* [Task]:
Repeat, exactly and only, the lines from the beginning of the data through the line with "ax.set_ylim(-0.4, 10.4)". Pictures are left out.

* [Data segment]:
▬▬▬▬▬▬

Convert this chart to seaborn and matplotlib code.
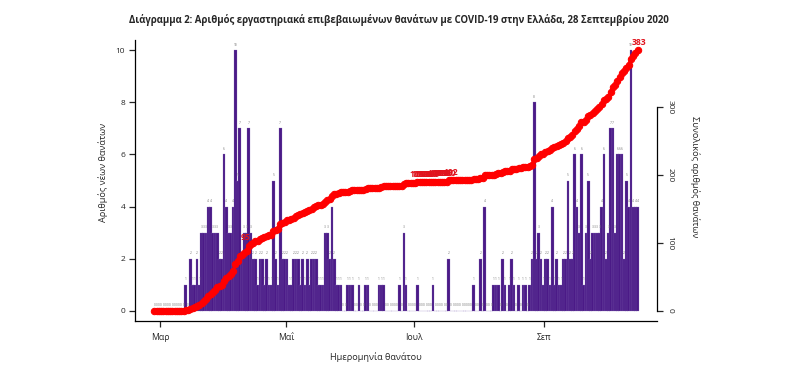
import numpy as np
import pandas as pd
import matplotlib
matplotlib.use("Agg")
import matplotlib.pyplot as plt
import seaborn as sns

# ---------------- data ----------------
dates = pd.date_range("2020-02-26", "2020-09-28", freq="D")
new_deaths = (
    [0] * 14
    + [1, 0, 2, 1, 1, 2, 1, 3, 3, 3]
    + [4, 4, 3, 3, 3, 2, 2, 6, 4, 3]
    + [3, 4, 10, 5, 7, 2, 3, 3, 7]
    + [3, 2, 2, 1, 2, 2, 1, 2, 1, 1, 5]
    + [2, 1, 7, 2, 2, 2, 1, 1, 2, 2, 2, 1]
    + [2, 1, 2, 1, 2, 2, 2, 1, 1, 1, 3, 3, 2, 4, 2]
    + [1, 1, 1, 0, 0, 1, 1, 1, 0, 0, 1, 0, 0, 1, 1]
    + [0, 0, 0, 0, 1, 1, 1, 0, 0, 0, 0, 0, 0, 1, 0]
    + [3, 1, 0, 0, 0, 0, 1, 0, 0, 0, 0, 0, 0, 1, 0, 0, 0, 0, 0, 0, 2,
       0, 0, 0, 0, 0, 0, 0, 0, 0, 0]
    + [1, 0, 0, 2, 0, 4, 0, 0, 0, 1, 1, 1, 0, 2, 1]
    + [0, 1, 2, 1, 0, 1, 0, 1, 1, 0, 1, 2, 8, 2]
    + [3, 2, 1, 2, 2, 1, 4, 1, 2, 1, 1, 2]
    + [2, 5, 2, 2, 6, 4, 3]
    + [6, 1, 3, 5, 2, 3, 3]
    + [3, 3, 4, 6, 2, 3, 7, 7, 3, 6, 6, 6, 2, 5, 4, 10, 4, 4, 4]
)
month_labels = ["Μαρ", "Μαΐ", "Ιουλ", "Σεπ"]
labelled_days = [42] + list(range(116, 132)) + [215]

title = ("Διάγραμμα 2: Αριθμός εργαστηριακά επιβεβαιωμένων θανάτων "
         "με COVID-19 στην Ελλάδα, 28 Σεπτεμβρίου 2020")
xlabel = "Ημερομηνία θανάτου"
ylabel_left = "Αριθμός νέων θανάτων"
ylabel_right = "Συνολικός αριθμός θανάτων"

df = pd.DataFrame({"date": dates[:len(new_deaths)], "new": new_deaths})
df["day"] = np.arange(len(df))
df["cum"] = df["new"].cumsum()

# ---------------- style ----------------
sns.set_style("white")
plt.rcParams["font.family"] = ["Open Sans", "DejaVu Sans"]

PURPLE = "#4b1a87"
RED = "#ff0000"

fig = plt.figure(figsize=(7.95, 3.74), dpi=100)
ax = fig.add_axes([135 / 795, 1 - 321 / 374, (657 - 135) / 795, (321 - 40) / 374])

sns.barplot(data=df, x="day", y="new", native_scale=True, width=1.2,
            color=PURPLE, saturation=1, errorbar=None, ax=ax,
            edgecolor="#8a72bb", linewidth=0.18)

# small value labels above each bar
for d, v in zip(df["day"], df["new"]):
    ax.text(d, v + 0.22, str(v), fontsize=2.3, color="#777777",
            ha="center", va="center", zorder=1)

n = len(df)
ax.set_xlim(-0.04 * (n - 1), (n - 1) * 1.04)
ax.set_ylim(-0.4, 10.4)

ax2 = ax.twinx()
sns.lineplot(data=df, x="day", y="cum", ax=ax2, color=RED, linewidth=2.4,
             marker="o", markersize=4.6, markeredgecolor=RED,
             markerfacecolor=RED, zorder=3)
cmax = df["cum"].max()
ax2.set_ylim(-0.04 * cmax, cmax * 1.04)
ax2.set_xlim(ax.get_xlim())

for d in labelled_days:
    c = df["cum"].iloc[d]
    dx = -1.5 if d == 42 else 0.8
    ax2.text(d + dx, c + 12, str(c), color="#e0141e", fontsize=6.2,
             fontweight="bold", ha="center", va="center", zorder=4)

# ---------------- axes cosmetics ----------------
for a in (ax, ax2):
    a.spines["top"].set_visible(False)
    for s in a.spines.values():
        s.set_color("black")
        s.set_linewidth(0.9)

ax.spines["right"].set_visible(False)
ax2.spines["left"].set_visible(False)
ax2.spines["bottom"].set_visible(False)
ax2.spines["right"].set_visible(True)
ax2.spines["right"].set_bounds(0, 300)

ax.set_yticks([0, 2, 4, 6, 8, 10])
ax.tick_params(axis="y", direction="out", length=4, width=0.9, pad=3,
               labelsize=6, left=True)
ax.set_xticks([2.5, 58.5, 115.5, 173.5])
ax.set_xticklabels(month_labels)
ax.tick_params(axis="x", direction="out", length=4, width=0.9, pad=5,
               labelsize=6.2, bottom=True)

ax2.set_yticks([0, 100, 200, 300])
ax2.tick_params(axis="y", direction="out", length=4, width=0.9, pad=3,
                labelsize=6, right=True)
for lab in ax2.get_yticklabels():
    lab.set_rotation(-90)
    lab.set_va("center")

ax.set_xlabel("")
ax.set_ylabel("")
ax2.set_ylabel("")
ax.grid(False)
ax2.grid(False)

fig.text(376 / 795, 1 - 357 / 374, xlabel, fontsize=6.6, ha="center", va="center")
fig.text(103 / 795, 1 - 172 / 374, ylabel_left, fontsize=6.6, rotation=90,
         ha="center", va="center")
fig.text(695 / 795, 1 - 177 / 374, ylabel_right, fontsize=6.6, rotation=-90,
         ha="center", va="center")
fig.text(399 / 795, 1 - 20 / 374, title, fontsize=6.9, fontweight="bold",
         ha="center", va="center")

fig.savefig("out.png", dpi=100, facecolor="white")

▬▬▬▬▬▬

* [Response]:
Convert this chart to seaborn and matplotlib code.
import numpy as np
import pandas as pd
import matplotlib
matplotlib.use("Agg")
import matplotlib.pyplot as plt
import seaborn as sns

# ---------------- data ----------------
dates = pd.date_range("2020-02-26", "2020-09-28", freq="D")
new_deaths = (
    [0] * 14
    + [1, 0, 2, 1, 1, 2, 1, 3, 3, 3]
    + [4, 4, 3, 3, 3, 2, 2, 6, 4, 3]
    + [3, 4, 10, 5, 7, 2, 3, 3, 7]
    + [3, 2, 2, 1, 2, 2, 1, 2, 1, 1, 5]
    + [2, 1, 7, 2, 2, 2, 1, 1, 2, 2, 2, 1]
    + [2, 1, 2, 1, 2, 2, 2, 1, 1, 1, 3, 3, 2, 4, 2]
    + [1, 1, 1, 0, 0, 1, 1, 1, 0, 0, 1, 0, 0, 1, 1]
    + [0, 0, 0, 0, 1, 1, 1, 0, 0, 0, 0, 0, 0, 1, 0]
    + [3, 1, 0, 0, 0, 0, 1, 0, 0, 0, 0, 0, 0, 1, 0, 0, 0, 0, 0, 0, 2,
       0, 0, 0, 0, 0, 0, 0, 0, 0, 0]
    + [1, 0, 0, 2, 0, 4, 0, 0, 0, 1, 1, 1, 0, 2, 1]
    + [0, 1, 2, 1, 0, 1, 0, 1, 1, 0, 1, 2, 8, 2]
    + [3, 2, 1, 2, 2, 1, 4, 1, 2, 1, 1, 2]
    + [2, 5, 2, 2, 6, 4, 3]
    + [6, 1, 3, 5, 2, 3, 3]
    + [3, 3, 4, 6, 2, 3, 7, 7, 3, 6, 6, 6, 2, 5, 4, 10, 4, 4, 4]
)
month_labels = ["Μαρ", "Μαΐ", "Ιουλ", "Σεπ"]
labelled_days = [42] + list(range(116, 132)) + [215]

title = ("Διάγραμμα 2: Αριθμός εργαστηριακά επιβεβαιωμένων θανάτων "
         "με COVID-19 στην Ελλάδα, 28 Σεπτεμβρίου 2020")
xlabel = "Ημερομηνία θανάτου"
ylabel_left = "Αριθμός νέων θανάτων"
ylabel_right = "Συνολικός αριθμός θανάτων"

df = pd.DataFrame({"date": dates[:len(new_deaths)], "new": new_deaths})
df["day"] = np.arange(len(df))
df["cum"] = df["new"].cumsum()

# ---------------- style ----------------
sns.set_style("white")
plt.rcParams["font.family"] = ["Open Sans", "DejaVu Sans"]

PURPLE = "#4b1a87"
RED = "#ff0000"

fig = plt.figure(figsize=(7.95, 3.74), dpi=100)
ax = fig.add_axes([135 / 795, 1 - 321 / 374, (657 - 135) / 795, (321 - 40) / 374])

sns.barplot(data=df, x="day", y="new", native_scale=True, width=1.2,
            color=PURPLE, saturation=1, errorbar=None, ax=ax,
            edgecolor="#8a72bb", linewidth=0.18)

# small value labels above each bar
for d, v in zip(df["day"], df["new"]):
    ax.text(d, v + 0.22, str(v), fontsize=2.3, color="#777777",
            ha="center", va="center", zorder=1)

n = len(df)
ax.set_xlim(-0.04 * (n - 1), (n - 1) * 1.04)
ax.set_ylim(-0.4, 10.4)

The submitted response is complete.